À l’Upper Canada Village de Morrisburg, en Ontario, on peut visiter la reproduction de la toute première fromagerie «industrielle» du pays. Photo : Destination Ontario

Avec le temps, donc, le cheddar typiquement anglais s’est transformé pour devenir une signature culinaire du Québec : le fromage en grains — qu’on appelle aussi la crotte de fromage ou la curd (soit caillé, en anglais), ou encore le fameux fromage à poutine. Aujourd’hui, plus de 60 fromageries le produisent.

La curd évolue, avec les décennies. On en trouve aujourd’hui de l’aromatisée — à l’aneth, à la saveur BBQ ou à la pizza — ou encore sous forme de tortillon, un fromage pressé, enroulé et conservé en saumure. Un véritable délice pour les amateurs de salé!

Chambré, réfrigéré?

La journaliste et auteure Pascale Lévesque a consacré un livre au fromage en grains. Elle relève cette particularité : au Québec, c’est un fromage de comptoir, du moins pendant ses 24 premières heures d’existence. C’est pourquoi vous le trouverez au comptoir-caisse, dans les dépanneurs ou même les stations-service. Même si les Franco-Ontariens et les Acadiens voudraient bien les laisser à la «température pièce», la réglementation provinciale les en empêche. La solution pour retrouver le crissement qui fait partie intégrante de la dégustation? Laisser les grains chambrer une heure, ils retrouveront une bonne part de leurs propriétés amusantes et savoureuses.

«Quel est le meilleur fromage en grains au Québec? C’est toujours celui qu’on est en train de savourer.»
— Pascale Lévesque, journaliste et autrice de «La route du fromage en grains : un guide qui fait skouic, skouic»

Des blocs et des cubes de cheddar de la Fromagerie St-Albert, dans l'Est ontarien.

La Fromagerie St-Albert, dans l’Est ontarien, produit des dizaines de variétés de fromages, dont le cheddar.
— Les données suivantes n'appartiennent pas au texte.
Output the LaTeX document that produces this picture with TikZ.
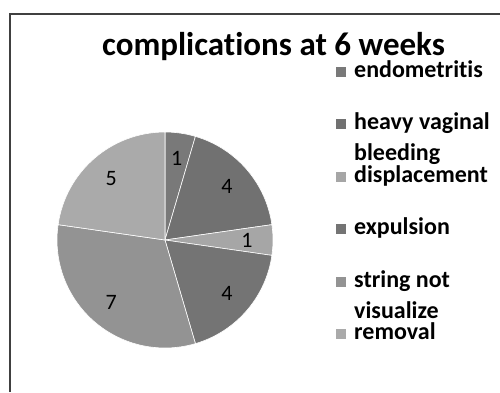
\documentclass[tikz,border=0pt]{standalone}
\usepackage{fontspec}
\setmainfont{Carlito}[Ligatures=NoCommon]
\definecolor{endoGray}{gray}{0.475}
\definecolor{bleedGray}{gray}{0.445}
\definecolor{displGray}{gray}{0.65}
\definecolor{expulGray}{gray}{0.455}
\definecolor{stringGray}{gray}{0.575}
\definecolor{removGray}{gray}{0.665}

\begin{document}
\begin{tikzpicture}[x=1pt, y=-1pt,
  slice/.style={draw=white, line width=0.6pt},
  count/.style={font=\fontsize{22}{26}\selectfont, inner sep=0pt},
  legkey/.style={minimum size=10pt, inner sep=0pt},
  leglabel/.style={font=\bfseries\fontsize{24}{31}\selectfont, align=left, inner sep=0pt, anchor=base west}]
\useasboundingbox (0,0) rectangle (500,392);
\draw[black!75, line width=2pt] (10,392) -- (10,14) -- (500,14);
\node[font=\bfseries\fontsize{33}{40}\selectfont, anchor=base] (title) at (273.5,55) {complications at 6 weeks};

\coordinate (centre) at (165,240);
\foreach \from/\to/\col/\mid/\num [count=\i] in {90/73.64/endoGray/81.82/1, 73.64/8.18/bleedGray/40.91/4,
    8.18/-8.18/displGray/0/1, -8.18/-73.64/expulGray/-40.91/4,
    -73.64/-188.18/stringGray/-130.91/7, -188.18/-270/removGray/-229.09/5} {
  \fill[slice, fill=\col] (centre) -- ++(\from:108pt) arc[start angle=\from, end angle=\to, radius=108pt] -- cycle;
  \node[count] (num\i) at ([shift={(\mid:82pt)}]centre) {\num};
}

\foreach \col/\txt/\lines [count=\i] in {endoGray/endometritis/0, bleedGray/{heavy vaginal\\bleeding}/1,
    displGray/displacement/0, expulGray/expulsion/0, stringGray/{string not\\visualize}/1, removGray/removal/0} {
  \pgfmathsetmacro\base{77+52.5*(\i-1)}
  \node[legkey, fill=\col] (key\i) at (341,\base-5.5) {};
  \node[leglabel] (entry\i) at (354,\base+31*\lines) {\txt};
}
\end{tikzpicture}
\end{document}
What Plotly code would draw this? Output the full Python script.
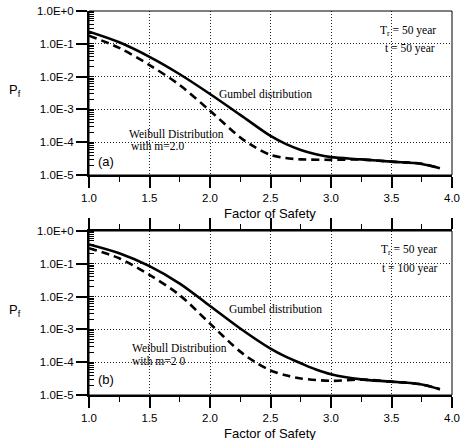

Trois adresses pour savourer le fromage en grains

  1. La Fromagerie St-Albert, ouverte en 1894 à Saint-Albert, est l’une des plus anciennes coopératives du Canada. On y fabrique du cheddar, des curds et une cinquantaine de variétés de fromages. Chaque août, on organise dans ce village franco-ontarien, situé entre Montréal et Ottawa, un festival de la curd. (services en français en tout temps)
  2. Island Artisan Cheesehouse, ou la Fromagerie de l’Île-du-Prince-Édouard sert son fromage en grains depuis 2016. Elle lui a donné le nom de SQUEAK-ies. «Un trésor national fait ici», dans les Maritimes, peut-on lire sur le site web de l’établissement. (services en français sur demande)
  3. À la Old School Cheesery, dans le nord-est de l’Alberta, Patrick Dupuis produit depuis 2016 du cheddar, du cheddar aromatisé et du brie. La particularité de l’endroit : il se double d’un économusée, qui met en valeur le travail artisan. (services en français en tout temps)
Un sachet de fromage en grains en provenance de l'Île-du-Prince-Édouard, le SQUEAK-ies.

À l’Île-du-Prince-Édouard, la Fromagerie de l’Isle produit le SQUEAK-ies, un fromage en grains.

Et les fromages fins?

L’apanage du cheddar dans les comptoirs de fromages, c’est du passé. Le nombre de microfromageries a connu une croissance fulgurante, et les fromageries existantes ont varié leur offre. Des arrêts à mettre sur votre liste :

  1. La fromagerie Au fond des bois, dans la région de Richibucto, au Nouveau-Brunswick, se consacre aux fromages de chèvre. La fromagerie porte bien son nom. Et elle est micro, même si son propriétaire Didier Laurent y produit 45 variétés de fromages. Appelez avant de vous présenter.
  2. La fromagerie Kapuskoise, à l’histoire savoureuse, a ouvert ses portes en 2015 dans une petite ville du nord de l’Ontario. Le maître fromager, François Nadeau, a appris l’art du fromage dans les Alpes, après un séjour en Asie où le fromage lui a cruellement manqué. Chacun de ses produits porte le nom autochtone d’un cours d’eau de la région. Seule exception à la règle : le fromage en grains, sans nom, qu’il fait à partir de lait de vache, mais aussi à partir de lait de chèvre.